The rental car fee is mostly a side fight

The rental company's extra charge feels like the biggest insult, but it usually is not the main legal problem.

Most rental contracts let the company charge an admin fee when they process a citation, hand over renter information, or pay something on your behalf. It can be $30, $50, sometimes more. It's annoying, but fighting that fee usually does nothing to fix the ticket itself.

And if the rental company already paid the citation and billed your card, that can create a bigger headache, because payment may be treated as admitting the violation. Then your chance at deferral may be gone unless the court lets you reopen it.

That's why timing matters. Fast.

A mailed notice from the rental company is not something to toss on the kitchen counter while you run from a listing appointment in Summerlin South to a closing downtown.

So should you pay it or go for deferral?

If the out-of-state court offers deferral for your kind of ticket, and your job cares about charges or your driving record, deferral is usually the better option than simply paying.

Not because it makes the case disappear instantly.
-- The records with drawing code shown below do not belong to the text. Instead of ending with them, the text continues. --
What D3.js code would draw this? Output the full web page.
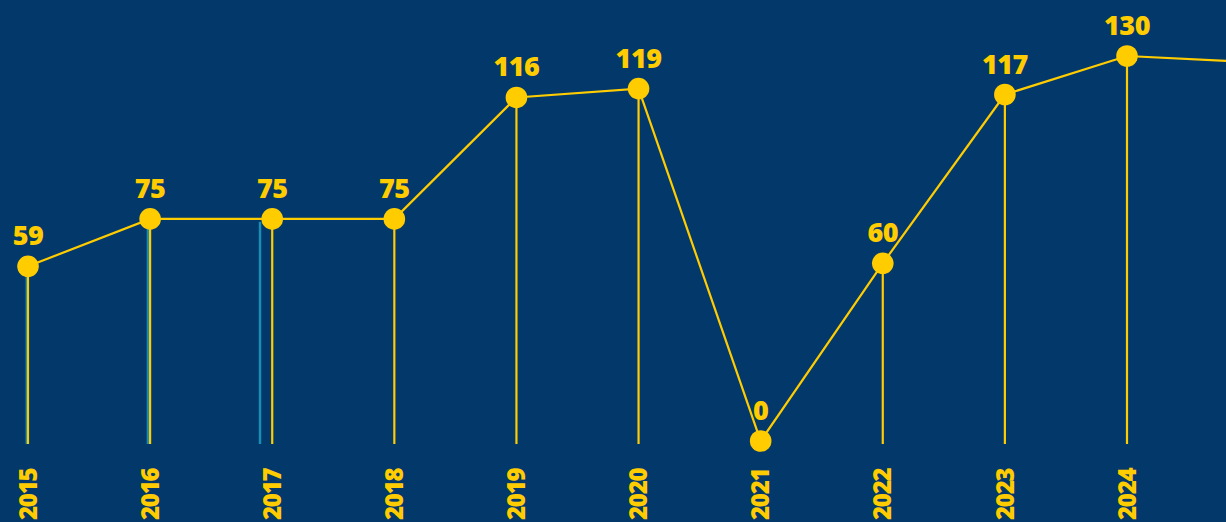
<!DOCTYPE html>
<html><head><meta charset="utf-8">
<script src="https://cdn.jsdelivr.net/npm/d3@7"></script>
<style>
html,body{margin:0;padding:0;background:#03386b;overflow:hidden}
svg{display:block}
</style></head>
<body><svg id="chart" width="1226" height="522"></svg>
<script>
const years = [2015, 2016, 2017, 2018, 2019, 2020, 2021, 2022, 2023, 2024, 2025];
const values = [59, 75, 75, 75, 116, 119, 0, 60, 117, 130, 128];
const yearLabels = ["2015","2016","2017","2018","2019","2020","2021","2022","2023","2024","2025"];
// faint teal trailing drop lines (secondary series)
const ghostYears = [2015 - 0.01, 2016 - 0.018, 2017 - 0.1];
const ghostValues = [59, 75, 74];

const W = 1226, H = 522;
const navy = "#03386b", yellow = "#ffcc00", teal = "#1a8db3";
const svg = d3.select("#chart");
svg.append("rect").attr("width", W).attr("height", H).attr("fill", navy);

const x = d3.scaleLinear().domain([2015, 2024]).range([28, 1127]);
const y = d3.scaleLinear().domain([0, 130]).range([441, 56]);
const baseY = 444;
const font = "'Open Sans', sans-serif";

const data = years.map((yr, i) => ({yr, v: values[i], label: yearLabels[i]}));
const visible = data.filter(d => x(d.yr) < W);

// ghost lines
svg.append("g").selectAll("line").data(ghostYears.map((g, i) => ({g, v: ghostValues[i]})))
  .join("line")
  .attr("x1", d => x(d.g)).attr("x2", d => x(d.g))
  .attr("y1", d => y(d.v)).attr("y2", baseY)
  .attr("stroke", teal).attr("stroke-width", 2.5);

// drop lines
svg.append("g").selectAll("line").data(data).join("line")
  .attr("x1", d => x(d.yr)).attr("x2", d => x(d.yr))
  .attr("y1", d => y(d.v)).attr("y2", baseY)
  .attr("stroke", yellow).attr("stroke-width", 2.2);

// connecting line
svg.append("path").datum(data)
  .attr("d", d3.line().x(d => x(d.yr)).y(d => y(d.v)))
  .attr("fill", "none").attr("stroke", yellow).attr("stroke-width", 2.2);

// points
svg.append("g").selectAll("circle").data(data).join("circle")
  .attr("cx", d => x(d.yr)).attr("cy", d => y(d.v)).attr("r", 10.8)
  .attr("fill", yellow);

// value labels
svg.append("g").selectAll("text").data(visible).join("text")
  .attr("x", d => x(d.yr)).attr("y", d => y(d.v) - 21)
  .attr("text-anchor", "middle")
  .attr("font-family", font).attr("font-weight", 800).attr("font-size", 27)
  .attr("letter-spacing", -0.5)
  .attr("fill", yellow)
  .text(d => d.v);

// year labels
svg.append("g").selectAll("text").data(visible).join("text")
  .attr("transform", d => `translate(${x(d.yr)},520) rotate(-90)`)
  .attr("dy", "0.36em")
  .attr("text-anchor", "start")
  .attr("font-family", font).attr("font-weight", 800).attr("font-size", 24)
  .attr("letter-spacing", -1.2)
  .attr("fill", yellow)
  .text(d => d.label);
</script></body></html>
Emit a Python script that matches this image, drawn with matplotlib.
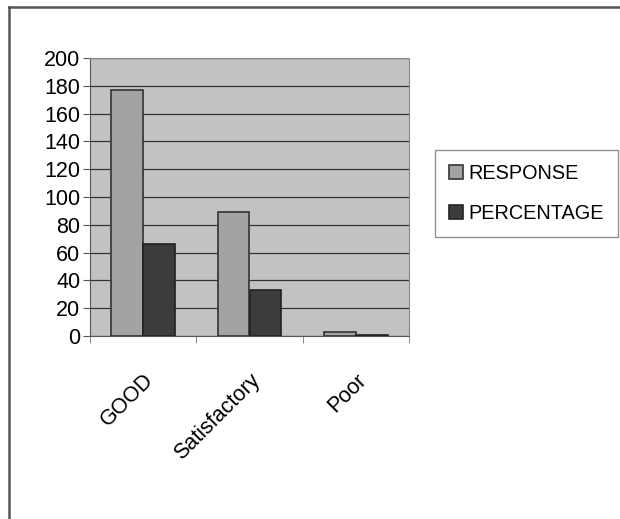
import numpy as np
import matplotlib.pyplot as plt
from matplotlib.lines import Line2D

categories = ["GOOD", "Satisfactory", "Poor"]
response = [177, 89, 3]
percentage = [66, 33, 1]
series_names = ["RESPONSE", "PERCENTAGE"]

plt.rcParams["font.family"] = ["Liberation Sans", "DejaVu Sans"]

W, H = 620, 519
fig = plt.figure(figsize=(W / 100, H / 100), dpi=100)
fig.patch.set_facecolor("white")

# chart frame: top and left edges only
fig.add_artist(Line2D([9 / W, 1.0], [1 - 7 / H, 1 - 7 / H], transform=fig.transFigure,
                      color="#555555", linewidth=1.8))
fig.add_artist(Line2D([9 / W, 9 / W], [0.0, 1 - 7 / H], transform=fig.transFigure,
                      color="#555555", linewidth=1.8))

ax = fig.add_axes([90 / W, 1 - 336 / H, 319 / W, 278 / H])
ax.set_facecolor("#c2c2c2")

x = np.arange(len(categories))
w = 0.3
ax.bar(x - w / 2, response, w, color="#a3a3a3", edgecolor="#333333",
       linewidth=1.2, label=series_names[0], zorder=3)
ax.bar(x + w / 2, percentage, w, color="#3c3c3c", edgecolor="#222222",
       linewidth=1.2, label=series_names[1], zorder=3)

ax.set_xlim(-0.5, len(categories) - 0.5)
ax.set_ylim(0, 200)
ax.set_yticks(range(0, 201, 20))
ax.yaxis.grid(True, color="#333333", linewidth=0.9, zorder=1)
ax.tick_params(axis="y", labelsize=15.5, length=5, color="#555555", pad=2)

# category labels, tick marks between groups
ax.set_xticks(x)
ax.set_xticklabels(categories, rotation=45, ha="right", rotation_mode="anchor",
                   fontsize=15.5)
ax.tick_params(axis="x", length=0, pad=24)
ax.set_xticks(np.arange(-0.5, len(categories), 1.0), minor=True)
ax.tick_params(axis="x", which="minor", length=5, color="#777777")

for side in ["top", "right"]:
    ax.spines[side].set_color("#888888")
ax.spines["left"].set_color("#555555")
ax.spines["bottom"].set_color("#555555")

leg = fig.legend(loc="upper left", bbox_to_anchor=(435 / W, 1 - 150 / H),
                 borderaxespad=0, frameon=True, fontsize=14.3, handlelength=0.7,
                 handleheight=0.7, labelspacing=1.05, borderpad=0.7,
                 handletextpad=0.3, fancybox=False, edgecolor="#777777")
leg.get_frame().set_linewidth(1.0)

fig.savefig("out.png", dpi=100)
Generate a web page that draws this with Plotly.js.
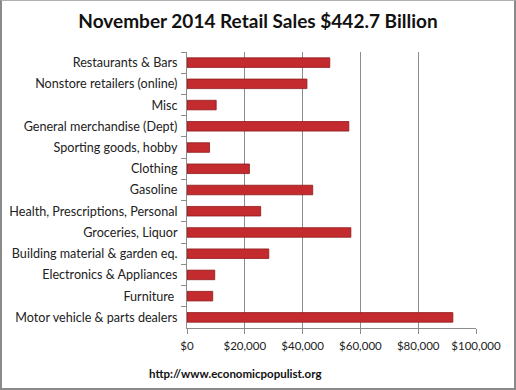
<!DOCTYPE html>
<html>
<head>
<meta charset="utf-8">
<script src="https://cdn.plot.ly/plotly-3.0.1.min.js"></script>
<style>
html,body{margin:0;padding:0;background:#fff;}
#wrap{position:relative;width:516px;height:390px;box-sizing:border-box;border:2px solid #8a8a8a;border-top:1px solid #b0b0b0;overflow:hidden;}
#chart{position:absolute;left:-2px;top:-1px;width:516px;height:390px;}
</style>
</head>
<body>
<div id="wrap"><div id="chart"></div></div>
<script>
const categories = [
  "Restaurants & Bars",
  "Nonstore retailers (online)",
  "Misc",
  "General merchandise (Dept)",
  "Sporting goods, hobby",
  "Clothing",
  "Gasoline",
  "Health, Prescriptions, Personal",
  "Groceries, Liquor",
  "Building material & garden eq.",
  "Electronics & Appliances",
  "Furniture ",
  "Motor vehicle & parts dealers"
];
const sales = [49400, 41500, 10100, 56000, 7800, 21600, 43500, 25500, 56700, 28300, 9600, 8900, 92000];
const tickValues = [0, 20000, 40000, 60000, 80000, 100000];
const tickLabels = ["$0", "$20,000", "$40,000", "$60,000", "$80,000", "$100,000"];
const titleText = "November 2014 Retail Sales $442.7 Billion";
const sourceText = "http://www.economicpopulist.org";

const trace = {
  type: "bar",
  orientation: "h",
  y: categories,
  x: sales,
  width: 0.45,
  marker: {color: "#c42b2e", line: {color: "#8e1a1c", width: 0.8}},
  hoverinfo: "x+y"
};

const layout = {
  width: 516, height: 390,
  paper_bgcolor: "#ffffff", plot_bgcolor: "#ffffff",
  margin: {l: 187, r: 40, t: 52, b: 62},
  showlegend: false,
  font: {family: "Lato, 'Open Sans', sans-serif", color: "#222"},
  title: {text: "<b>" + titleText + "</b>", x: 0.5, xanchor: "center", y: 0.945, yanchor: "middle",
          font: {family: "Lato, 'Open Sans', sans-serif", size: 19, color: "#111"}},
  xaxis: {
    range: [0, 100000], tickvals: tickValues, ticktext: tickLabels,
    showgrid: true, gridcolor: "#8c8c8c", gridwidth: 1,
    zeroline: false, showline: true, linecolor: "#8c8c8c",
    ticks: "outside", ticklen: 5, tickcolor: "#8c8c8c",
    tickfont: {size: 11.5, color: "#222"}, ticklabelstandoff: 2, fixedrange: true
  },
  yaxis: {
    type: "category", autorange: "reversed",
    showline: true, linecolor: "#8c8c8c", showgrid: false,
    ticks: "outside", ticklen: 5, tickcolor: "#8c8c8c", tickson: "boundaries",
    tickfont: {size: 12.6, color: "#222"}, ticklabelstandoff: 6, fixedrange: true
  },
  annotations: [{
    text: "<b>" + sourceText + "</b>", xref: "paper", yref: "paper",
    x: -0.14, y: -0.165, xanchor: "left", yanchor: "middle", showarrow: false,
    font: {family: "Lato, 'Open Sans', sans-serif", size: 11.5, color: "#111"}
  }]
};

Plotly.newPlot("chart", [trace], layout, {displayModeBar: false, staticPlot: true});
</script>
</body>
</html>
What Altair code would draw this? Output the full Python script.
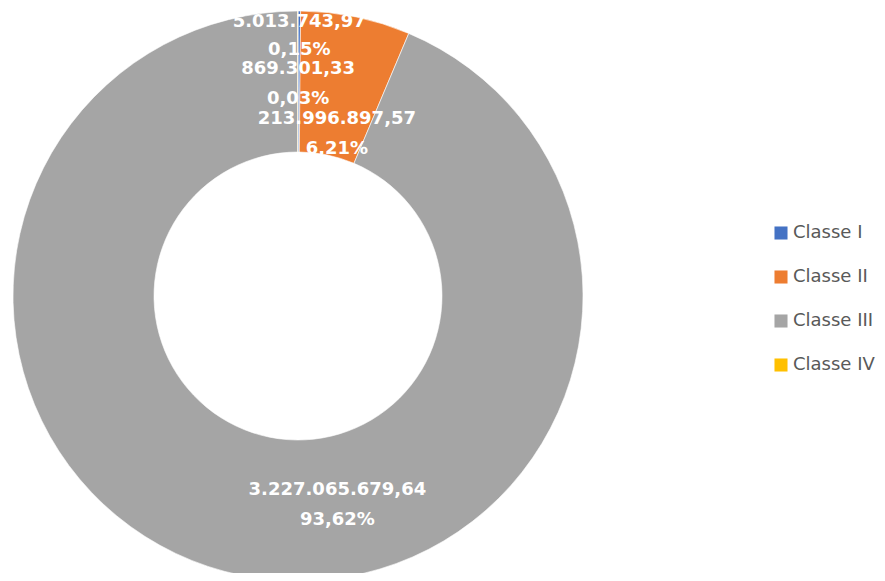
import altair as alt
import pandas as pd

classes = ["Classe I", "Classe II", "Classe III", "Classe IV"]
values = [5013743.97, 213996897.57, 3227065679.64, 869301.33]
value_labels = ["5.013.743,97", "213.996.897,57", "3.227.065.679,64", "869.301,33"]
pct_labels = ["0,15%", "6,21%", "93,62%", "0,03%"]
colors = ["#4472C4", "#ED7D31", "#A5A5A5", "#FFC000"]

df = pd.DataFrame({
    "classe": classes,
    "valor": values,
    "vlabel": value_labels,
    "plabel": pct_labels,
    "idx": list(range(len(classes))),
})

CX, CY = 290, 288

base = alt.Chart(df).encode(
    theta=alt.Theta("valor:Q", stack=True),
    order=alt.Order("idx:Q"),
)

arcs = base.mark_arc(outerRadius=285, innerRadius=144, stroke="white", strokeWidth=0.6).encode(
    x=alt.value(CX), y=alt.value(CY),
    color=alt.Color(
        "classe:N",
        scale=alt.Scale(domain=classes, range=colors),
        legend=alt.Legend(
            title=None, orient="none", legendX=764, legendY=216,
            symbolType="square", symbolSize=170, symbolStrokeWidth=0,
            labelFontSize=18, labelColor="#595959", labelFont="DejaVu Sans",
            rowPadding=26, symbolOffset=0, labelOffset=3, labelLimit=200,
        ),
    ),
)

def label_layer(name, r, dx=0, lh=30):
    return base.transform_filter(alt.datum.classe == name).transform_calculate(
        txt=alt.datum.vlabel + "\n" + alt.datum.plabel
    ).mark_text(
        radius=r, dx=dx, color="white", fontSize=18, fontWeight="bold",
        font="DejaVu Sans", lineBreak="\n", lineHeight=lh, baseline="middle", align="center",
    ).encode(x=alt.value(CX), y=alt.value(CY), text="txt:N")

chart = alt.layer(
    arcs,
    label_layer("Classe I", 274, lh=28),
    label_layer("Classe IV", 227),
    label_layer("Classe II", 180, dx=4),
    label_layer("Classe III", 198),
).properties(
    width=869, height=565, autosize=alt.AutoSizeParams(type="none"), padding=0
).configure_view(stroke=None)

chart.save("out.html", embed_options={"renderer": "svg", "actions": False})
Because it gives you a shot at dismissal instead of locking in a conviction.

But it only works if you treat the probation period like a trap zone. No lazy rolling stops. No pushing yellow lights in unfamiliar cities. No assuming a mailed ticket from another state is harmless because red-light camera programs have been restricted or banned in a bunch of states. An officer-issued ticket in a rental is a different animal, and the average "cheap" traffic case can still cost well over the fine once fees, surcharges, and insurance fallout stack up.

For someone in Las Vegas whose living depends on driving and whose clearance depends on reporting cleanly, "just pay it" is usually the expensive answer.

by Dale Heckman on 2026-03-23

This is general information, not legal counsel. Points, fines, and consequences vary by jurisdiction and driving record. If you're dealing with a traffic charge, get a professional opinion.